Technological and economic changes have made certain small-scale manufacturing businesses clean, compatible uses in commercial districts. They can be combined with retail or educational programs, and help create unique, interesting and vibrant places. The amendment updated the Zoning Ordinance to capture these emerging uses for both new and repurposed buildings in commercially-zoned areas. Business types include a broad range from textiles to woodworking or vertical farming, and may utilize tools, light machinery or 3D printers. Various business models may be accommodated, including makerspaces, shared kitchens or other production facilities, as well as spaces for individual tenants. The amendment intends to capitalize on the research being done by Recast City for the Office of Community Revitalization and support potential pilot projects.

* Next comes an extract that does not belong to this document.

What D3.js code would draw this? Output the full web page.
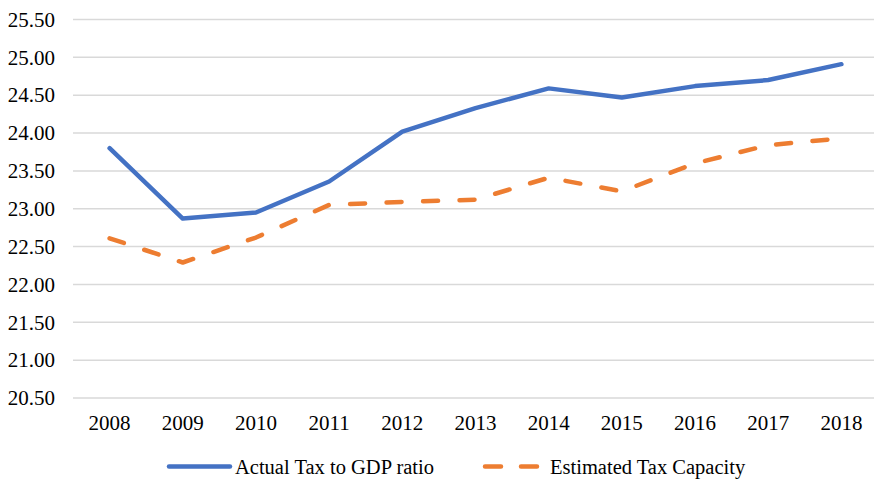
<!DOCTYPE html>
<html>
<head>
<meta charset="utf-8">
<script src="https://cdn.jsdelivr.net/npm/d3@7"></script>
<style>
  html, body { margin: 0; padding: 0; background: #fff; }
  svg { display: block; }
  text { font-family: "Liberation Serif", "Times New Roman", serif; fill: #000; }
</style>
</head>
<body>
<svg id="chart" width="874" height="480"></svg>
<script>
// Years on the horizontal axis
const years = ["2008", "2009", "2010", "2011", "2012", "2013", "2014", "2015", "2016", "2017", "2018"];
// Actual tax revenue as a share of GDP (%)
const actualTax = [23.80, 22.87, 22.95, 23.36, 24.02, 24.33, 24.59, 24.47, 24.62, 24.70, 24.91];
// Estimated tax capacity (%)
const taxCapacity = [22.61, 22.29, 22.62, 23.05, 23.09, 23.12, 23.41, 23.23, 23.60, 23.84, 23.93];
// Value-axis ticks
const yTicks = [20.5, 21.0, 21.5, 22.0, 22.5, 23.0, 23.5, 24.0, 24.5, 25.0, 25.5];
const seriesNames = ["Actual Tax to GDP ratio", "Estimated Tax Capacity"];

const svg = d3.select("#chart");
const margin = { left: 73, right: -4, top: 19.5, bottom: 82 };
const W = 874, H = 480;
const serif = "'Liberation Serif', 'Times New Roman', serif";

const x = d3.scaleBand().domain(years).range([margin.left, W - margin.right]);
const y = d3.scaleLinear().domain([20.5, 25.5]).range([H - margin.bottom, margin.top]);

// Horizontal gridlines
svg.append("g")
  .selectAll("line")
  .data(yTicks)
  .join("line")
  .attr("x1", margin.left)
  .attr("x2", W)
  .attr("y1", d => y(d))
  .attr("y2", d => y(d))
  .attr("stroke", "#d9d9d9")
  .attr("stroke-width", 1.5);

// Value axis labels
const yAxis = d3.axisLeft(y).tickValues(yTicks).tickFormat(d3.format(".2f")).tickSize(0).tickPadding(18);
const gy = svg.append("g").attr("transform", `translate(${margin.left},0)`).call(yAxis);
gy.select(".domain").remove();
gy.selectAll("text").style("font-size", "21px").style("font-family", serif).attr("fill", "#000");

// Category axis labels
const xAxis = d3.axisBottom(x).tickSize(0).tickPadding(17);
const gx = svg.append("g").attr("transform", `translate(0,${y(20.5)})`).call(xAxis);
gx.select(".domain").remove();
gx.selectAll("text").style("font-size", "21px").style("font-family", serif).attr("fill", "#000");

const cx = d => x(d) + x.bandwidth() / 2;
const line = d3.line().x((d, i) => cx(years[i])).y(d => y(d));
const dash = "15,21.5";

svg.append("path")
  .datum(actualTax)
  .attr("d", line)
  .attr("fill", "none")
  .attr("stroke", "#4472C4")
  .attr("stroke-width", 4.5)
  .attr("stroke-linejoin", "round")
  .attr("stroke-linecap", "round");

svg.append("path")
  .datum(taxCapacity)
  .attr("d", line)
  .attr("fill", "none")
  .attr("stroke", "#ED7D31")
  .attr("stroke-width", 4.5)
  .attr("stroke-dasharray", dash)
  .attr("stroke-linejoin", "round")
  .attr("stroke-linecap", "round");

// Legend
const legendY = 466.5;
const legend = svg.append("g");
legend.append("line")
  .attr("x1", 169).attr("x2", 230).attr("y1", legendY).attr("y2", legendY)
  .attr("stroke", "#4472C4").attr("stroke-width", 4.5).attr("stroke-linecap", "round");
legend.append("text")
  .attr("x", 235).attr("y", legendY + 7.5)
  .style("font-size", "20.5px").style("font-family", serif)
  .text(seriesNames[0]);
legend.append("line")
  .attr("x1", 485).attr("x2", 540).attr("y1", legendY).attr("y2", legendY)
  .attr("stroke", "#ED7D31").attr("stroke-width", 4.5).attr("stroke-linecap", "round")
  .attr("stroke-dasharray", "16,20");
legend.append("text")
  .attr("x", 550).attr("y", legendY + 7.5)
  .style("font-size", "20.5px").style("font-family", serif)
  .text(seriesNames[1]);
</script>
</body>
</html>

The new rules define small-scale production broadly to include the entire manufacturing process from design to production to packaging. The rules also allow these makers to offer retail sales, training and education.
Small manufacturers would be limited in size to 6,000 to 10,000 square feet, depending on the zoning district where they’re located. However, most craft manufacturing businesses are less than 5,000 square feet.
The new regulations also include restrictions to ensure these small businesses are good neighbors, such as requiring production and storage to be inside to prevent noise or odors.
Because craft manufacturers can act as both producers and retailers under the rules, this dual role makes the businesses a good fit for mixed-use areas. They can help draw foot traffic to older established areas and bring new life to neighborhoods.
To bolster this place making function, the zoning regulations require these manufacturers in commercial or mixed-use districts offer retail sales, tours, classes or other direct interaction with the public.